Checking your metrics is an important piece of the sequencing process

High throughput sequencing metrics: Don't be a monster, review them before sending data to the triage team.

Checking your metrics is an important piece of the sequencing process

One of the most important things to avoid when doing high throughput sequencing is 'bias.'

Properly assessing your post-alignment and variant calling metrics is super important for ensuring that biased data is not used to generate a patient report.

Here are some of my favorite metrics to keep an eye on:

Percent High Quality (HQ) Reads Aligned - The percentage of HQ reads that actually align to the reference genome. Here HQ is defined as Q20 or better and this stat should be greater than 98%.

GC Bias Plot - This is one of my favorites and for short-read data it should look like an upside down U with high AT and high GC regions showing slight bias (because of amplification) and for long-read methods this plot is usually flat. Any major deviations can indicate bias either from over amplification or if this is target capture data, bias in the capture process.

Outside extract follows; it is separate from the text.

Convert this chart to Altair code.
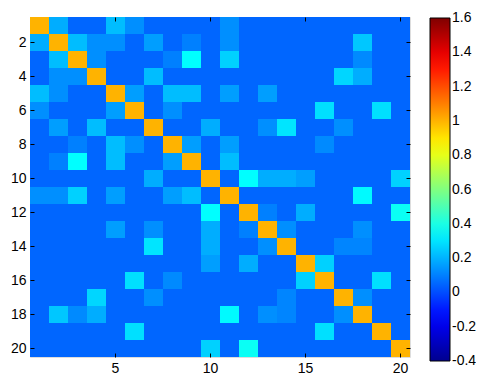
import altair as alt
import pandas as pd

idx = [1, 2, 3, 4, 5, 6, 7, 8, 9, 10, 11, 12, 13, 14, 15, 16, 17, 18, 19, 20]

r1 = [1, .19, .05, .05, .22, .13, .05, .05, .05, .05, .13, .05, .05, .05, .05, .05, .05, .05, .05, .05]
r2 = [.19, 1, .22, .13, .13, .05, .16, .05, .10, .05, .13, .05, .05, .05, .05, .05, .05, .24, .05, .05]
r3 = [.05, .22, 1, .13, .05, .05, .05, .10, .35, .05, .26, .05, .05, .05, .05, .05, .05, .12, .05, .05]
r4 = [.05, .13, .13, 1, .05, .05, .22, .05, .05, .05, .05, .05, .05, .05, .05, .05, .27, .19, .05, .05]
r5 = [.22, .13, .05, .05, 1, .16, .05, .22, .22, .05, .16, .05, .16, .05, .05, .05, .05, .05, .05, .05]
r6 = [.13, .05, .05, .05, .16, 1, .05, .13, .05, .05, .05, .05, .05, .05, .05, .29, .05, .05, .29, .05]
r7 = [.05, .16, .05, .22, .05, .05, 1, .05, .05, .19, .05, .05, .13, .30, .05, .05, .13, .05, .05, .05]
r8 = [.05, .05, .10, .05, .22, .13, .05, 1, .16, .05, .16, .05, .05, .05, .05, .12, .05, .05, .05, .05]
r9 = [.05, .10, .35, .05, .22, .05, .05, .16, 1, .05, .22, .05, .05, .05, .05, .05, .05, .05, .05, .05]
r10 = [.05, .05, .05, .05, .05, .05, .19, .05, .05, 1, .05, .35, .19, .19, .16, .05, .05, .05, .05, .26]
r11 = [.13, .13, .26, .05, .16, .05, .05, .16, .22, .05, 1, .05, .05, .05, .05, .05, .05, .34, .05, .05]
r12 = [.05, .05, .05, .05, .05, .05, .05, .05, .05, .35, .05, 1, .10, .05, .19, .05, .05, .05, .05, .37]
r13 = [.05, .05, .05, .05, .16, .05, .13, .05, .05, .19, .05, .10, 1, .13, .05, .05, .05, .13, .05, .05]
r14 = [.05, .05, .05, .05, .05, .05, .30, .05, .05, .19, .05, .05, .13, 1, .05, .05, .11, .11, .05, .05]
r15 = [.05, .05, .05, .05, .05, .05, .05, .05, .05, .16, .05, .19, .05, .05, 1, .26, .05, .05, .05, .05]
r16 = [.05, .05, .05, .05, .05, .29, .05, .12, .05, .05, .05, .05, .05, .05, .26, 1, .05, .05, .29, .05]
r17 = [.05, .05, .05, .27, .05, .05, .13, .05, .05, .05, .05, .05, .05, .11, .05, .05, 1, .13, .05, .05]
r18 = [.05, .24, .12, .19, .05, .05, .05, .05, .05, .05, .34, .05, .13, .11, .05, .05, .13, 1, .05, .05]
r19 = [.05, .05, .05, .05, .05, .29, .05, .05, .05, .05, .05, .05, .05, .05, .05, .29, .05, .05, 1, .05]
r20 = [.05, .05, .05, .05, .05, .05, .05, .05, .05, .26, .05, .37, .05, .05, .05, .05, .05, .05, .05, 1]

rows = [r1, r2, r3, r4, r5, r6, r7, r8, r9, r10, r11, r12, r13, r14, r15, r16, r17, r18, r19, r20]

x_ticks = [5, 10, 15, 20]
y_ticks = [2, 4, 6, 8, 10, 12, 14, 16, 18, 20]
cbar_ticks = [-0.4, -0.2, 0, 0.2, 0.4, 0.6, 0.8, 1, 1.2, 1.4, 1.6]

# colour limits -0.4 .. 1.6 (tiny margin keeps end labels centred on the bar ends)
jet_domain = [-0.4002, -0.15, 0.35, 0.85, 1.35, 1.6002]
jet_range = ["#00008F", "#0000FF", "#00FFFF", "#FFFF00", "#FF0000", "#800000"]

recs = []
for i, row in zip(idx, rows):
    for j, v in zip(idx, row):
        recs.append({"row": i, "col": j, "value": v})
df = pd.DataFrame(recs)

FONT = "Liberation Sans"
FS = 14

def ax(orient, values, labels=True, pad=4):
    kw = dict(orient=orient, values=values, domain=False, ticks=True, tickSize=4,
              tickColor="black", tickWidth=1, grid=False, title=None, offset=-4,
              labels=labels, labelFont=FONT, labelFontSize=FS, labelColor="black",
              labelAngle=0, labelPadding=pad)
    return alt.Axis(**kw)

xscale = alt.Scale(domain=idx, paddingInner=0, paddingOuter=0)
yscale = alt.Scale(domain=idx, paddingInner=0, paddingOuter=0)
jet = alt.Scale(type="linear", domain=jet_domain, range=jet_range, interpolate="rgb")

color = alt.Color(
    "value:Q",
    scale=jet,
    legend=alt.Legend(
        type="gradient", title=None, orient="none", legendX=400, legendY=1,
        direction="vertical",
        gradientLength=343, gradientThickness=20, gradientStrokeColor="black",
        gradientStrokeWidth=1, values=cbar_ticks, labelOffset=2, labelFont=FONT,
        labelFontSize=FS, labelColor="black", labelOverlap=False,
        labelExpr="replace(format(datum.value, '.1~f'), '\u2212', '-')", padding=0,
    ),
)

base = alt.Chart(df)

heat = base.mark_rect().encode(
    x=alt.X("col:O", scale=xscale, axis=ax("bottom", x_ticks)),
    y=alt.Y("row:O", scale=yscale, axis=ax("left", y_ticks)),
    color=color,
)

frame_axes = base.mark_rect(opacity=0).encode(
    x=alt.X("col:O", scale=xscale, axis=ax("top", x_ticks, labels=False)),
    y=alt.Y("row:O", scale=yscale, axis=ax("right", y_ticks, labels=False)),
)

chart = alt.layer(heat, frame_axes).resolve_axis(x="independent", y="independent").properties(
    width=380, height=340,
    autosize=alt.AutoSizeParams(type="none"),
    padding={"left": 22, "top": 9, "right": 66, "bottom": 24},
).configure_view(stroke="black", strokeWidth=1).configure(background="white")

chart.save("out.html", embed_options={"renderer": "svg", "actions": False})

Insert size - These plots show the size distribution of the sequenced inserts within your library. These should pretty closely mimic the distribution you see in fragment analysis.

Percent Duplication - This is a measure of the number of perfectly duplicated reads in a dataset. The ideal here is less than 5% and usually if you see problems with read duplication you'll also see issues in the GCbias plot.

Coverage - A measure of the average depth of coverage across the genome or your provided target capture probe set.

Transition/Transversion Ratio (TiTv) - Transitions are A<>G or C<>T (substitutions within the purines and pyrimidines) and Transversions A<>C, A<>T, C<>G, and G<>T (conversion of a purine to a pyrimidine, etc). For genomes the expected TiTv is 2 and for exon capture panels it's 3. Major deviations from these values could indicate a bias during sequencing or sample degradation during storage.

Strand Bias - A measure of the bias of the genotype calls made on the positive and negative strands. No bias means calls are the same on each of the complementary strands, high bias means the calls differ and high strand bias around variant calls could indicate an over-reporting of false positives.

Target capture specific metrics:

Fold80 Penalty - This is a measure of evenness or uniformity. The best captures are ones that have perfect uniformity. Fold80 penalty is defined as "fold over-coverage necessary to raise 80% of bases in targets to the mean coverage level." 1 is perfect, so any deviation from that indicates a bias in capture. The best captures are <1.5.

Percent Reads On Target - This is a measure of how much sequencing is being wasted on non-specific binding or off target. This value can vary greatly depending on the size of your capture from 60-70% for an exome down to <20% for smaller capture panels. Deviations from the expected value can indicate bias.